Les anciennes maisons bourgeoises sont remplacées à l'ouest de la rue Peel, par des tours d'habitation comme le Port-Royal (1961-1966), Le Cartier (1963-1965) et le Cantlie House (1964). À l'est, des hôtels et des tours à bureaux témoignent de l'extension du centre des affaires, suivant l'axe de la ligne verte du métro. Quelques grandes maisons subsistent, transformées et occupées par des bureaux ou des commerces.
Le transport public se développe environ à la même époque. Dans les années 1920, trois lignes d'autobus empruntent la rue Sherbrooke de la Ville de Westmount à la rue University. L'une d'elles est plus tard prolongée vers l'est.
Plusieurs institutions contribuent à faire connaître la rue Sherbrooke comme « rue de l'éducation ». La toute première est l'oeuvre des sulpiciens, alors seigneurs de l'île de Montréal. Un de leurs domaines, celui de la Montagne, est situé entre l'avenue Wood et le chemin de la Côte-des-Neiges. Ils y érigent, pour leur mission d'évangélisation des Amérindiens, une résidence et une chapelle (1679), le tout entouré d'une palissade (1685). Ces constructions sont en grande partie démolies et remplacées en 1854 par le Grand Séminaire et les deux tours au sud sont tout ce qui subsiste du fort original. Leur domaine comprend en outre le couvent des Petites Filles de Saint-Joseph (1910) et le Collège de Montréal (1868).
L'Université McGill (1821) a d'abord développé son campus autour du vieil édifice du McGill College Building (1843), au nord de la rue Sherbrooke, entre les rues McTavish et University. Les bâtiments universitaires occupent peu à peu tout l'espace disponible. Par la suite, l'université essaime en périphérie, le long des rues Sherbrooke, Peel, des avenues du Docteur-Penfield et des Pins. L'ancienne École des beaux-arts occupe, en 1955, l'immeuble construit pour la Commercial High School (1905), tandis que le Complexe des sciences Pierre-Dansereau de l'UQÀM s'installe dans le bâtiment de l'ancienne École technique de Montréal (1911).

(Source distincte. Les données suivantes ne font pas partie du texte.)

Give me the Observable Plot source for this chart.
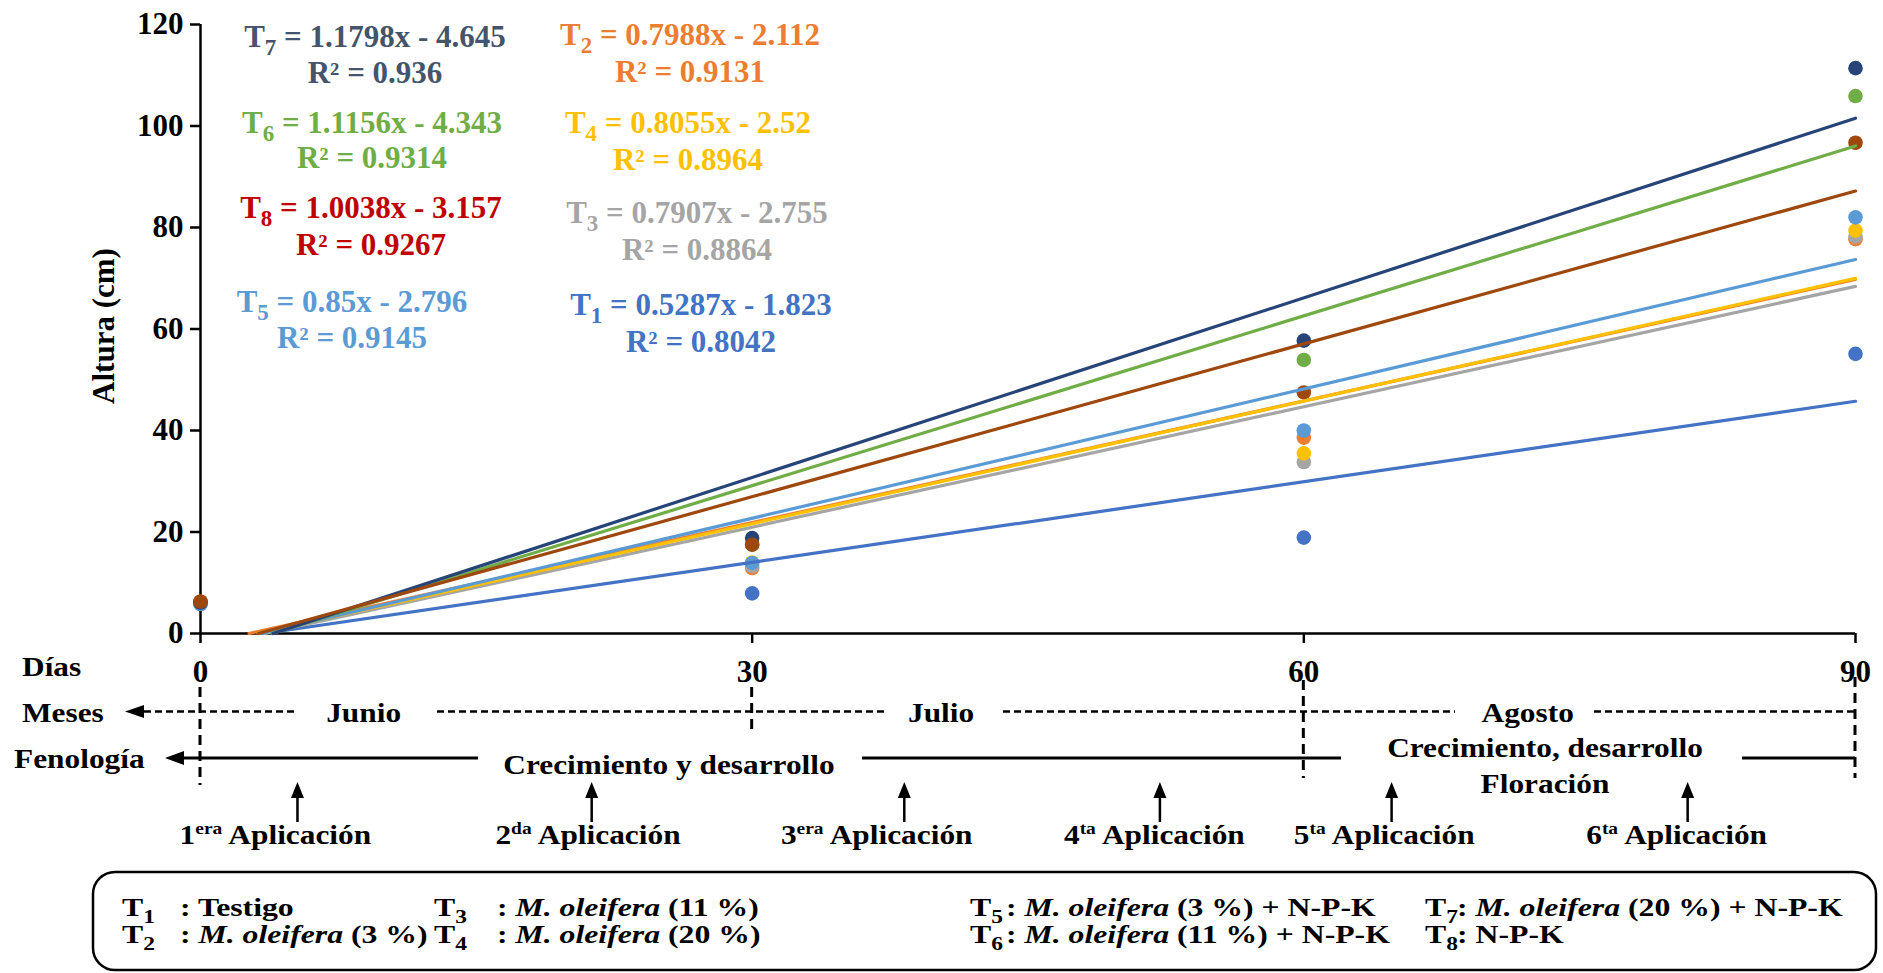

De nombreux lieux de culte y suivent leurs fidèles : le Temple maçonnique (1929), l'église unitarienne du Messie (1907) détruite par un incendie en 1987, l'église presbytérienne St. Andrew et St. Paul (1932), la Erskine and American United Church of Canada (1894) (intégrée au Musée des beaux-arts) et l'église de la Sainte-Trinité (1865), qui est occupée par la Congrégation grecque orthodoxe de Montréal en 1925 puis incendiée en 1986.
Plusieurs musées et galeries d'art contribuent aussi au prestige de l'artère. En 1912, la Montreal Art Association inaugure son nouveau musée, côté nord de la rue Sherbrooke, à l'angle de l'avenue Ontario (devenue avenue du Musée). Fondée en 1860, cette association ouvre un premier musée en 1879 au square Phillips. Devenu le Musée des beaux-arts de Montréal (le nom Montreal Museum of Fine Art, adopté en 1948, devient bilingue dans les années 1960), l'établissement connaît de nombreux agrandissements. En 1939 et encore dans les années 1970, on prolonge le bâtiment vers l'arrière puis, en 1991, on inaugure un vaste pavillon au sud de la rue Sherbooke. En 2007, on acquiert l'église Erskine and American, à l'angle nord-est de l'avenue du Musée, pour y construire, vers l'arrière du temple, un nouveau pavillon destiné à l'art canadien (2009-2010). La nef de l'église est restaurée pour servir aux manifestations culturelles. Les installations du Musée occupent ainsi trois des quatre coins de l'intersection et les pavillons sont reliés par des passages souterrains.
Le Musée McCord d'histoire canadienne (1921) est situé, jusqu'en 1955, sur le campus de l'Université McGill, au coin nord-est de la rue McTavish. Il occupe depuis 1971 l'ancien bâtiment de la McGill College Student Union (1906), à l'angle sud-ouest de la rue Victoria. À la fin des années 1980, des travaux d'envergure permettent de le restaurer et d'en doubler la superficie. Il est inauguré en 1992. Le campus de l'Université McGill loge aussi le Musée Redpath, consacré à l'histoire naturelle, ouvert en 1882. Par ailleurs, de nombreuses galeries d'art sont attirées sur la voie, surtout entre les rues Guy et Union, la plus célèbre étant la Galerie Dominion, fondée en 1941 et qui y déménage vers 1950. En outre, des clubs sociaux choisissent aussi de s'établir sur la rue Sherbrooke, dont le club Mont-Royal (1899) logé dans un bâtiment construit en 1907.